Re "Cash crunch gives USPS a good chance to reform," Column, Feb. 7
I am surprised by the zeal with which David Lazarus advocates for massive changes at the U.S. Postal Service.
Talk to the individuals who deliver your mail and you'll find that many letter carriers are military veterans. Massive job cuts will push many of them into a terrible economic situation. Forcing them to start over at FedEx or UPS is callous.
Lazarus' idea of USPS Internet coffee houses makes me cringe. I don't want to sit cheek to cheek with my neighbors as I pay my bills. I may be a dinosaur, but I still like to sit at my kitchen table while I read my mail. I even read a real, printed newspaper.
The world is not universally wired, and it shouldn't be. We still need a reasonably priced, government-operated postal system.

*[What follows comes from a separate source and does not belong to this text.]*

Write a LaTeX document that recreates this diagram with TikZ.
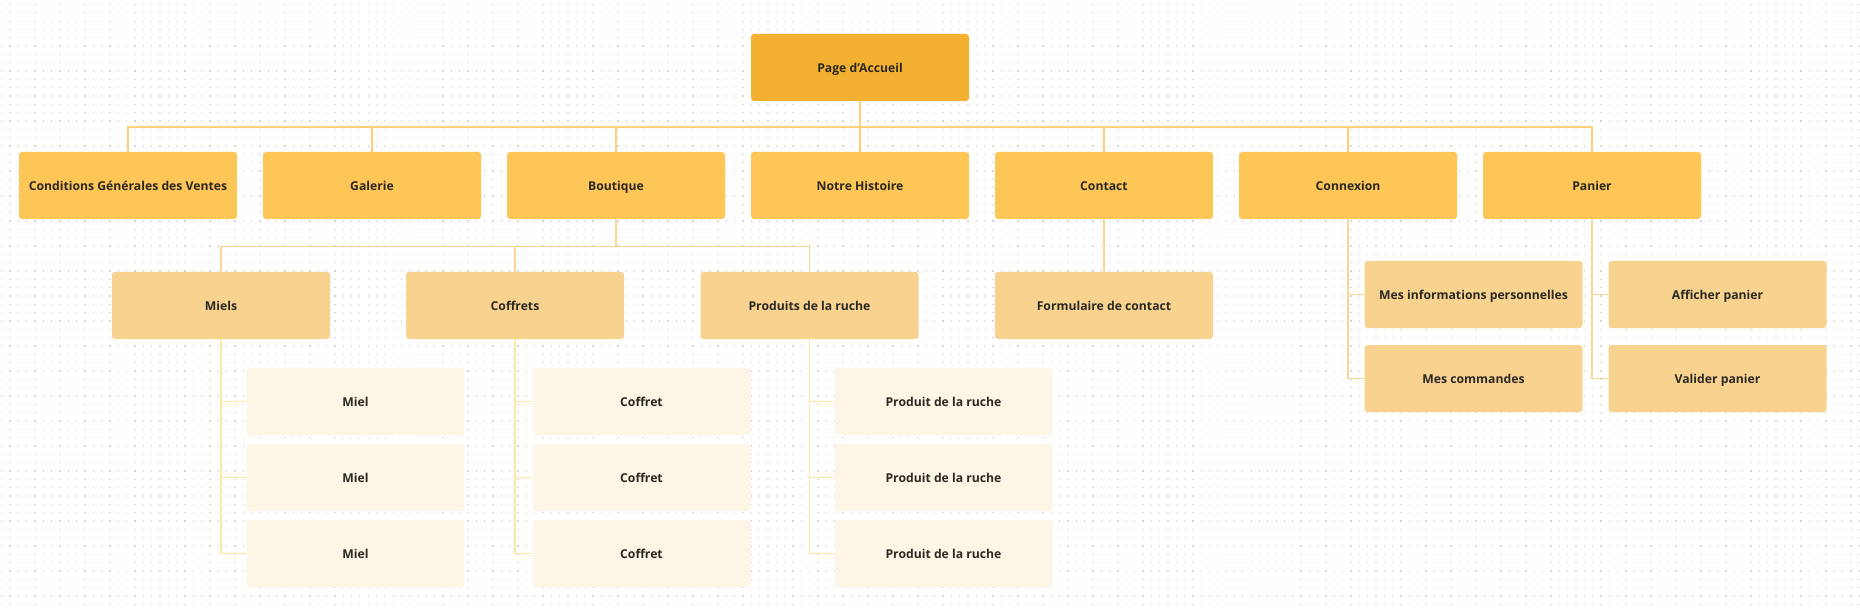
\documentclass[tikz,border=0pt]{standalone}
\usepackage{fontspec}
\setmainfont{Open Sans}
\usetikzlibrary{positioning}
\definecolor{accueil}{HTML}{F4B030}
\definecolor{niveauun}{HTML}{FEC557}
\definecolor{niveaudeux}{HTML}{F8D38F}
\definecolor{niveautrois}{HTML}{FDF6E7}
\definecolor{traitun}{HTML}{FCCF78}
\definecolor{traitdeux}{HTML}{F9D596}
\definecolor{traittrois}{HTML}{FEE8A8}
\definecolor{texte}{HTML}{2B2824}
\definecolor{grille}{HTML}{D6D6D6}

\begin{document}
\begin{tikzpicture}[x=1pt, y=-1pt,
    bloc/.style={rounded corners=3pt, minimum width=218pt, minimum height=67pt, inner sep=0pt,
        text height=10.5pt, text depth=0pt, text=texte, font=\fontsize{12.2}{14}\selectfont\bfseries},
    racine/.style={bloc, fill=accueil},
    rubrique/.style={bloc, fill=niveauun},
    souspage/.style={bloc, fill=niveaudeux},
    fiche/.style={bloc, fill=niveautrois},
    lienun/.style={draw=traitun, line width=1.6pt},
    liendeux/.style={draw=traitdeux, line width=1.6pt},
    lientrois/.style={draw=traittrois, line width=1.8pt},
    pointille/.style={draw=grille, line width=1.3pt, dash pattern=on 1.3pt off 7.03pt, dash phase=-1pt}]
    \fill[white] (0,0) rectangle (1860,612);
    \useasboundingbox (0,0) rectangle (1860,612);
    \foreach \r in {0,...,73}
        \draw[pointille] (0,{4.5+8.33*\r}) -- (1860,{4.5+8.33*\r});

    \node[racine] (accueil) at (860,67.5) {Page d'Accueil};

    \node[rubrique] (cgv) at (128,185.5) {Conditions Générales des Ventes};
    \node[rubrique] (galerie) at (372,185.5) {Galerie};
    \node[rubrique] (boutique) at (616,185.5) {Boutique};
    \node[rubrique] (histoire) at (860,185.5) {Notre Histoire};
    \node[rubrique] (contact) at (1104,185.5) {Contact};
    \node[rubrique] (connexion) at (1348,185.5) {Connexion};
    \node[rubrique] (panier) at (1592,185.5) {Panier};

    \node[souspage] (miels) at (221,305.5) {Miels};
    \node[souspage] (coffrets) at (515,305.5) {Coffrets};
    \node[souspage] (produits) at (809.5,305.5) {Produits de la ruche};
    \node[souspage] (formulaire) at (1104,305.5) {Formulaire de contact};
    \node[souspage] (infos) at (1473.5,294.5) {Mes informations personnelles};
    \node[souspage] (commandes) at (1473.5,378.5) {Mes commandes};
    \node[souspage] (afficher) at (1717.5,294.5) {Afficher panier};
    \node[souspage] (valider) at (1717.5,378.5) {Valider panier};

    \node[fiche] (miela) at (355.5,401.5) {Miel};
    \node[fiche] (mielb) at (355.5,477.5) {Miel};
    \node[fiche] (mielc) at (355.5,553.5) {Miel};
    \node[fiche] (coffreta) at (641.5,401.5) {Coffret};
    \node[fiche] (coffretb) at (641.5,477.5) {Coffret};
    \node[fiche] (coffretc) at (641.5,553.5) {Coffret};
    \node[fiche] (produita) at (943.5,401.5) {Produit de la ruche};
    \node[fiche] (produitb) at (943.5,477.5) {Produit de la ruche};
    \node[fiche] (produitc) at (943.5,553.5) {Produit de la ruche};

    \draw[lienun] (accueil.south) -- ++(0,26) -| (cgv.north);
    \draw[lienun] (accueil.south) -- ++(0,26) -| (galerie.north);
    \draw[lienun] (accueil.south) -- ++(0,26) -| (boutique.north);
    \draw[lienun] (accueil.south) -- (histoire.north);
    \draw[lienun] (accueil.south) -- ++(0,26) -| (contact.north);
    \draw[lienun] (accueil.south) -- ++(0,26) -| (connexion.north);
    \draw[lienun] (accueil.south) -- ++(0,26) -| (panier.north);

    \draw[liendeux] (boutique.south) -- ++(0,27.5) -| (miels.north);
    \draw[liendeux] (boutique.south) -- ++(0,27.5) -| (coffrets.north);
    \draw[liendeux] (boutique.south) -- ++(0,27.5) -| (produits.north);
    \draw[liendeux] (contact.south) -- (formulaire.north);
    \draw[liendeux] (connexion.south) |- (infos.west);
    \draw[liendeux] (connexion.south) |- (commandes.west);
    \draw[liendeux] (panier.south) |- (afficher.west);
    \draw[liendeux] (panier.south) |- (valider.west);

    \draw[lientrois] (miels.south) |- (miela.west);
    \draw[lientrois] (miels.south) |- (mielb.west);
    \draw[lientrois] (miels.south) |- (mielc.west);
    \draw[lientrois] (coffrets.south) |- (coffreta.west);
    \draw[lientrois] (coffrets.south) |- (coffretb.west);
    \draw[lientrois] (coffrets.south) |- (coffretc.west);
    \draw[lientrois] (produits.south) |- (produita.west);
    \draw[lientrois] (produits.south) |- (produitb.west);
    \draw[lientrois] (produits.south) |- (produitc.west);
\end{tikzpicture}
\end{document}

The USPS charges customers for the privilege of having a P.O. box. It would make more sense to issue people a P.O. box for free and then have them sign up for home delivery service at an additional monthly charge.
If the P.O. boxes were located near grocery stores, banks and other high-trafficked areas, people would combine stops at their post office boxes with regular errands. Yes, this would probably result in layoffs, but the current situation is not sustainable, even with the Saturday service cut.
Lazarus' heart is in the right place, but he should ask why Rep. Darrell Issa's (R-Vista) House Oversight and Government Reform Committee, which oversees the Postal Service, is pursuing this line of destruction.
As Lazarus notes, the USPS has to pay about $5.5 billion into a health benefit fund for retirees, a requirement no other government agency faces. Not only that, but Congress won't allow the USPS to expand its service along the lines Lazarus suggests, such as providing copy services and Internet kiosks.
One gets the impression that Congress is deliberately driving the Postal Service into bankruptcy. I have to ask: Why?